>> START Data to process
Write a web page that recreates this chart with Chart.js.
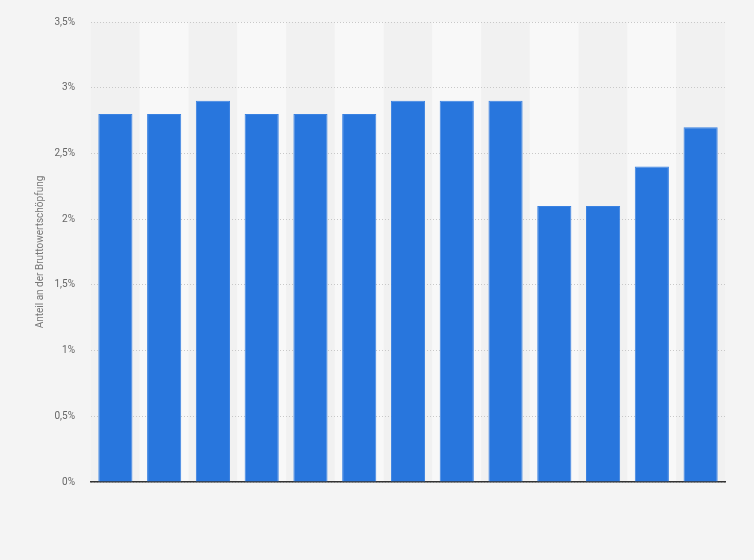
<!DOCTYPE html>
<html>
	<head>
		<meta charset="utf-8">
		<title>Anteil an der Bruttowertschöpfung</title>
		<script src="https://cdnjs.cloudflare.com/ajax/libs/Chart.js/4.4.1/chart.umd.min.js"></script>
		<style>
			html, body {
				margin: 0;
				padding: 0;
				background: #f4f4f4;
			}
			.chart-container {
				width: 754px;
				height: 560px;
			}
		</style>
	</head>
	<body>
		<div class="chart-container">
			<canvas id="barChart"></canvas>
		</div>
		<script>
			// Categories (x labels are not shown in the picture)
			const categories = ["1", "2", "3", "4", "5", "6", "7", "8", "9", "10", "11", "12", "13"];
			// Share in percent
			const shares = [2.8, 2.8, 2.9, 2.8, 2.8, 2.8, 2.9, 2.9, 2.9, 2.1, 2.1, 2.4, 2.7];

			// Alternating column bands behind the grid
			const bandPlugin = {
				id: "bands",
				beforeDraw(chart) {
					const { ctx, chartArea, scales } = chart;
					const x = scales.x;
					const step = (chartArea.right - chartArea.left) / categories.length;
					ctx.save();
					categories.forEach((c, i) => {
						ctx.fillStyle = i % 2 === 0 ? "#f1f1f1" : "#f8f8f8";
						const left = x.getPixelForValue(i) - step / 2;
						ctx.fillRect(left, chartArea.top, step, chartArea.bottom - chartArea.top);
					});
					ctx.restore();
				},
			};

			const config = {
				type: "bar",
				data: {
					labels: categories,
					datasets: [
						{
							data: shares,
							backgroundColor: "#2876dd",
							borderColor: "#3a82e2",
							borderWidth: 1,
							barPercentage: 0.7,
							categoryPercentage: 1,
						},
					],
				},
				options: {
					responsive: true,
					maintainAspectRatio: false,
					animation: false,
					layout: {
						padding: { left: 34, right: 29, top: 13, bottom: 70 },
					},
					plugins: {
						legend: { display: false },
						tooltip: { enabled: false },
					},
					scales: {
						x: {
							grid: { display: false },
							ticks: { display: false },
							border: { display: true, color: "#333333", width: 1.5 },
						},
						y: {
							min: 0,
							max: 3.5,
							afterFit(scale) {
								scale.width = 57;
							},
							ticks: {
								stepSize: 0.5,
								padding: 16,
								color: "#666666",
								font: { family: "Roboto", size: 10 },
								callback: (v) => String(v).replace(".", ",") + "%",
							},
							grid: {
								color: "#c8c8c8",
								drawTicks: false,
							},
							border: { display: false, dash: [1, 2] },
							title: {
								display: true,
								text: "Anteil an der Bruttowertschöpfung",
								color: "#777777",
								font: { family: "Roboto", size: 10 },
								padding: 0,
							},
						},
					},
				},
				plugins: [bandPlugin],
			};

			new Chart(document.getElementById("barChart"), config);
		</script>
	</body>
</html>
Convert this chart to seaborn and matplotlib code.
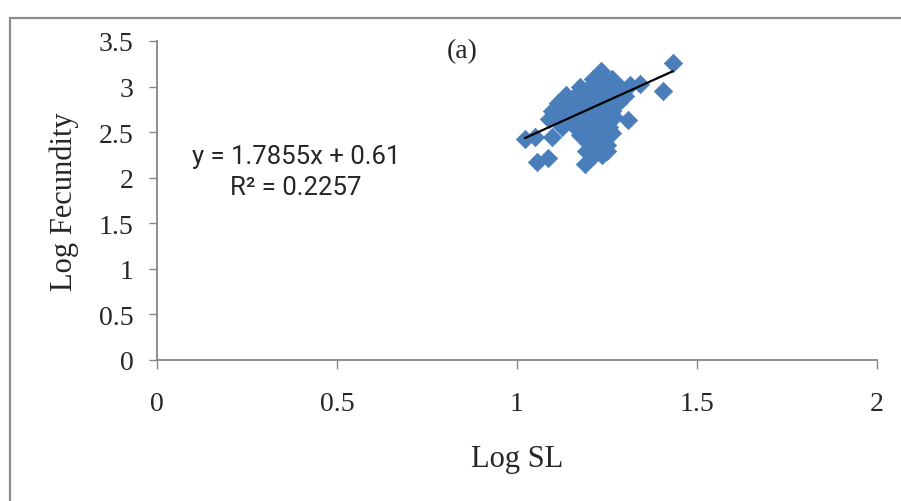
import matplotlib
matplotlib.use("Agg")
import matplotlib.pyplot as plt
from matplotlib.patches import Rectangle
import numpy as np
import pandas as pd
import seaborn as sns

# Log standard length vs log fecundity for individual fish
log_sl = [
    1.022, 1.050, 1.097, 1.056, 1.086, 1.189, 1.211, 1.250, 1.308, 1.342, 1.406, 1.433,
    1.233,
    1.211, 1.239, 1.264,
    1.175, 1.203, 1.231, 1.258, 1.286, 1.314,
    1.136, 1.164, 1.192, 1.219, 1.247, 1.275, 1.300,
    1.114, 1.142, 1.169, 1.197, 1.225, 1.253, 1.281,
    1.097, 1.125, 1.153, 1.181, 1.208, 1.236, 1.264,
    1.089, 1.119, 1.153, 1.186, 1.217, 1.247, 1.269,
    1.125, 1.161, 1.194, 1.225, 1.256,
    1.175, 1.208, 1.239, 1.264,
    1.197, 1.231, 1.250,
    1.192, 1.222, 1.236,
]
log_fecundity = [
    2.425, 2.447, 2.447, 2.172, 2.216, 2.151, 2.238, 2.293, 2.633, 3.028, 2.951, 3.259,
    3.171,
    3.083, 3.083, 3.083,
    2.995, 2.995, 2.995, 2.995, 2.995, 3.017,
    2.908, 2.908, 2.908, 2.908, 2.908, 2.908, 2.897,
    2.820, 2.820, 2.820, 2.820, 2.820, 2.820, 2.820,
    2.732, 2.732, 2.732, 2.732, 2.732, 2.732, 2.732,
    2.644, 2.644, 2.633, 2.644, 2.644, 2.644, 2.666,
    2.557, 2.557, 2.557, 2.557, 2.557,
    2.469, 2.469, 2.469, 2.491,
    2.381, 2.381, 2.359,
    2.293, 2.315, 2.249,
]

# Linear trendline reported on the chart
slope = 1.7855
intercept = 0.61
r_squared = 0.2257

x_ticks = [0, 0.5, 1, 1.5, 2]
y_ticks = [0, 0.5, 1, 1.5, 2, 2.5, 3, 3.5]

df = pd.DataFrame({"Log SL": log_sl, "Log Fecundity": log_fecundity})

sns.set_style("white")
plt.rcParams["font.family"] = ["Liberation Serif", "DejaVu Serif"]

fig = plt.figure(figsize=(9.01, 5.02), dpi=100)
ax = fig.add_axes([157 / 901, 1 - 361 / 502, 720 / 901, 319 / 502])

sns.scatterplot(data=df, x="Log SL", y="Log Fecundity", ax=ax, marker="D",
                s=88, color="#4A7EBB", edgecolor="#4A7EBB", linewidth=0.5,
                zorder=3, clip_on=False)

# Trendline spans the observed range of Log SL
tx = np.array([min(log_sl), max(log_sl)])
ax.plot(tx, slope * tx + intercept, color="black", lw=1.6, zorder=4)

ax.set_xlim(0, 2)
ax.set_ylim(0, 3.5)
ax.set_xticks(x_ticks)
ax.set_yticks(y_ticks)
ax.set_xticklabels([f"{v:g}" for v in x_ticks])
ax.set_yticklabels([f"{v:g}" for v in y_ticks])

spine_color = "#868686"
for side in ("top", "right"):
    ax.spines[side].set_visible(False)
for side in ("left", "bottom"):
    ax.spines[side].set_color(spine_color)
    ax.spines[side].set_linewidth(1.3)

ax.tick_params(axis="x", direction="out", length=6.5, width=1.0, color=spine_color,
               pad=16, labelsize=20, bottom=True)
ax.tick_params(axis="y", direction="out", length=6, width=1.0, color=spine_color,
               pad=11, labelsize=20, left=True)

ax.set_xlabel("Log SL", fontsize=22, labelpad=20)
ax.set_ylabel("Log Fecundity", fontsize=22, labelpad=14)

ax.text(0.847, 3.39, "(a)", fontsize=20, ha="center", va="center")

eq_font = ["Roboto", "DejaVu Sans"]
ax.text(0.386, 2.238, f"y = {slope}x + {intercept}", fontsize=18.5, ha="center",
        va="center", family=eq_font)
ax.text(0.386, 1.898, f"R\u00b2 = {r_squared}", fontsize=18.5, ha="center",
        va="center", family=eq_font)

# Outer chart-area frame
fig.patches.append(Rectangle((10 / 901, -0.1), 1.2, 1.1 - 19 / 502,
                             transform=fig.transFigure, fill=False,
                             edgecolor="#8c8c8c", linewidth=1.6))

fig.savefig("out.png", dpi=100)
>> END Data to process
_Task brief:_ Transcribe the preceding listing in its entirety and with exact wording, leaving out pictures.

_Task solution:_
Write a web page that recreates this chart with Chart.js.
<!DOCTYPE html>
<html>
	<head>
		<meta charset="utf-8">
		<title>Anteil an der Bruttowertschöpfung</title>
		<script src="https://cdnjs.cloudflare.com/ajax/libs/Chart.js/4.4.1/chart.umd.min.js"></script>
		<style>
			html, body {
				margin: 0;
				padding: 0;
				background: #f4f4f4;
			}
			.chart-container {
				width: 754px;
				height: 560px;
			}
		</style>
	</head>
	<body>
		<div class="chart-container">
			<canvas id="barChart"></canvas>
		</div>
		<script>
			// Categories (x labels are not shown in the picture)
			const categories = ["1", "2", "3", "4", "5", "6", "7", "8", "9", "10", "11", "12", "13"];
			// Share in percent
			const shares = [2.8, 2.8, 2.9, 2.8, 2.8, 2.8, 2.9, 2.9, 2.9, 2.1, 2.1, 2.4, 2.7];

			// Alternating column bands behind the grid
			const bandPlugin = {
				id: "bands",
				beforeDraw(chart) {
					const { ctx, chartArea, scales } = chart;
					const x = scales.x;
					const step = (chartArea.right - chartArea.left) / categories.length;
					ctx.save();
					categories.forEach((c, i) => {
						ctx.fillStyle = i % 2 === 0 ? "#f1f1f1" : "#f8f8f8";
						const left = x.getPixelForValue(i) - step / 2;
						ctx.fillRect(left, chartArea.top, step, chartArea.bottom - chartArea.top);
					});
					ctx.restore();
				},
			};

			const config = {
				type: "bar",
				data: {
					labels: categories,
					datasets: [
						{
							data: shares,
							backgroundColor: "#2876dd",
							borderColor: "#3a82e2",
							borderWidth: 1,
							barPercentage: 0.7,
							categoryPercentage: 1,
						},
					],
				},
				options: {
					responsive: true,
					maintainAspectRatio: false,
					animation: false,
					layout: {
						padding: { left: 34, right: 29, top: 13, bottom: 70 },
					},
					plugins: {
						legend: { display: false },
						tooltip: { enabled: false },
					},
					scales: {
						x: {
							grid: { display: false },
							ticks: { display: false },
							border: { display: true, color: "#333333", width: 1.5 },
						},
						y: {
							min: 0,
							max: 3.5,
							afterFit(scale) {
								scale.width = 57;
							},
							ticks: {
								stepSize: 0.5,
								padding: 16,
								color: "#666666",
								font: { family: "Roboto", size: 10 },
								callback: (v) => String(v).replace(".", ",") + "%",
							},
							grid: {
								color: "#c8c8c8",
								drawTicks: false,
							},
							border: { display: false, dash: [1, 2] },
							title: {
								display: true,
								text: "Anteil an der Bruttowertschöpfung",
								color: "#777777",
								font: { family: "Roboto", size: 10 },
								padding: 0,
							},
						},
					},
				},
				plugins: [bandPlugin],
			};

			new Chart(document.getElementById("barChart"), config);
		</script>
	</body>
</html>
Convert this chart to seaborn and matplotlib code.
import matplotlib
matplotlib.use("Agg")
import matplotlib.pyplot as plt
from matplotlib.patches import Rectangle
import numpy as np
import pandas as pd
import seaborn as sns

# Log standard length vs log fecundity for individual fish
log_sl = [
    1.022, 1.050, 1.097, 1.056, 1.086, 1.189, 1.211, 1.250, 1.308, 1.342, 1.406, 1.433,
    1.233,
    1.211, 1.239, 1.264,
    1.175, 1.203, 1.231, 1.258, 1.286, 1.314,
    1.136, 1.164, 1.192, 1.219, 1.247, 1.275, 1.300,
    1.114, 1.142, 1.169, 1.197, 1.225, 1.253, 1.281,
    1.097, 1.125, 1.153, 1.181, 1.208, 1.236, 1.264,
    1.089, 1.119, 1.153, 1.186, 1.217, 1.247, 1.269,
    1.125, 1.161, 1.194, 1.225, 1.256,
    1.175, 1.208, 1.239, 1.264,
    1.197, 1.231, 1.250,
    1.192, 1.222, 1.236,
]
log_fecundity = [
    2.425, 2.447, 2.447, 2.172, 2.216, 2.151, 2.238, 2.293, 2.633, 3.028, 2.951, 3.259,
    3.171,
    3.083, 3.083, 3.083,
    2.995, 2.995, 2.995, 2.995, 2.995, 3.017,
    2.908, 2.908, 2.908, 2.908, 2.908, 2.908, 2.897,
    2.820, 2.820, 2.820, 2.820, 2.820, 2.820, 2.820,
    2.732, 2.732, 2.732, 2.732, 2.732, 2.732, 2.732,
    2.644, 2.644, 2.633, 2.644, 2.644, 2.644, 2.666,
    2.557, 2.557, 2.557, 2.557, 2.557,
    2.469, 2.469, 2.469, 2.491,
    2.381, 2.381, 2.359,
    2.293, 2.315, 2.249,
]

# Linear trendline reported on the chart
slope = 1.7855
intercept = 0.61
r_squared = 0.2257

x_ticks = [0, 0.5, 1, 1.5, 2]
y_ticks = [0, 0.5, 1, 1.5, 2, 2.5, 3, 3.5]

df = pd.DataFrame({"Log SL": log_sl, "Log Fecundity": log_fecundity})

sns.set_style("white")
plt.rcParams["font.family"] = ["Liberation Serif", "DejaVu Serif"]

fig = plt.figure(figsize=(9.01, 5.02), dpi=100)
ax = fig.add_axes([157 / 901, 1 - 361 / 502, 720 / 901, 319 / 502])

sns.scatterplot(data=df, x="Log SL", y="Log Fecundity", ax=ax, marker="D",
                s=88, color="#4A7EBB", edgecolor="#4A7EBB", linewidth=0.5,
                zorder=3, clip_on=False)

# Trendline spans the observed range of Log SL
tx = np.array([min(log_sl), max(log_sl)])
ax.plot(tx, slope * tx + intercept, color="black", lw=1.6, zorder=4)

ax.set_xlim(0, 2)
ax.set_ylim(0, 3.5)
ax.set_xticks(x_ticks)
ax.set_yticks(y_ticks)
ax.set_xticklabels([f"{v:g}" for v in x_ticks])
ax.set_yticklabels([f"{v:g}" for v in y_ticks])

spine_color = "#868686"
for side in ("top", "right"):
    ax.spines[side].set_visible(False)
for side in ("left", "bottom"):
    ax.spines[side].set_color(spine_color)
    ax.spines[side].set_linewidth(1.3)

ax.tick_params(axis="x", direction="out", length=6.5, width=1.0, color=spine_color,
               pad=16, labelsize=20, bottom=True)
ax.tick_params(axis="y", direction="out", length=6, width=1.0, color=spine_color,
               pad=11, labelsize=20, left=True)

ax.set_xlabel("Log SL", fontsize=22, labelpad=20)
ax.set_ylabel("Log Fecundity", fontsize=22, labelpad=14)

ax.text(0.847, 3.39, "(a)", fontsize=20, ha="center", va="center")

eq_font = ["Roboto", "DejaVu Sans"]
ax.text(0.386, 2.238, f"y = {slope}x + {intercept}", fontsize=18.5, ha="center",
        va="center", family=eq_font)
ax.text(0.386, 1.898, f"R\u00b2 = {r_squared}", fontsize=18.5, ha="center",
        va="center", family=eq_font)

# Outer chart-area frame
fig.patches.append(Rectangle((10 / 901, -0.1), 1.2, 1.1 - 19 / 502,
                             transform=fig.transFigure, fill=False,
                             edgecolor="#8c8c8c", linewidth=1.6))

fig.savefig("out.png", dpi=100)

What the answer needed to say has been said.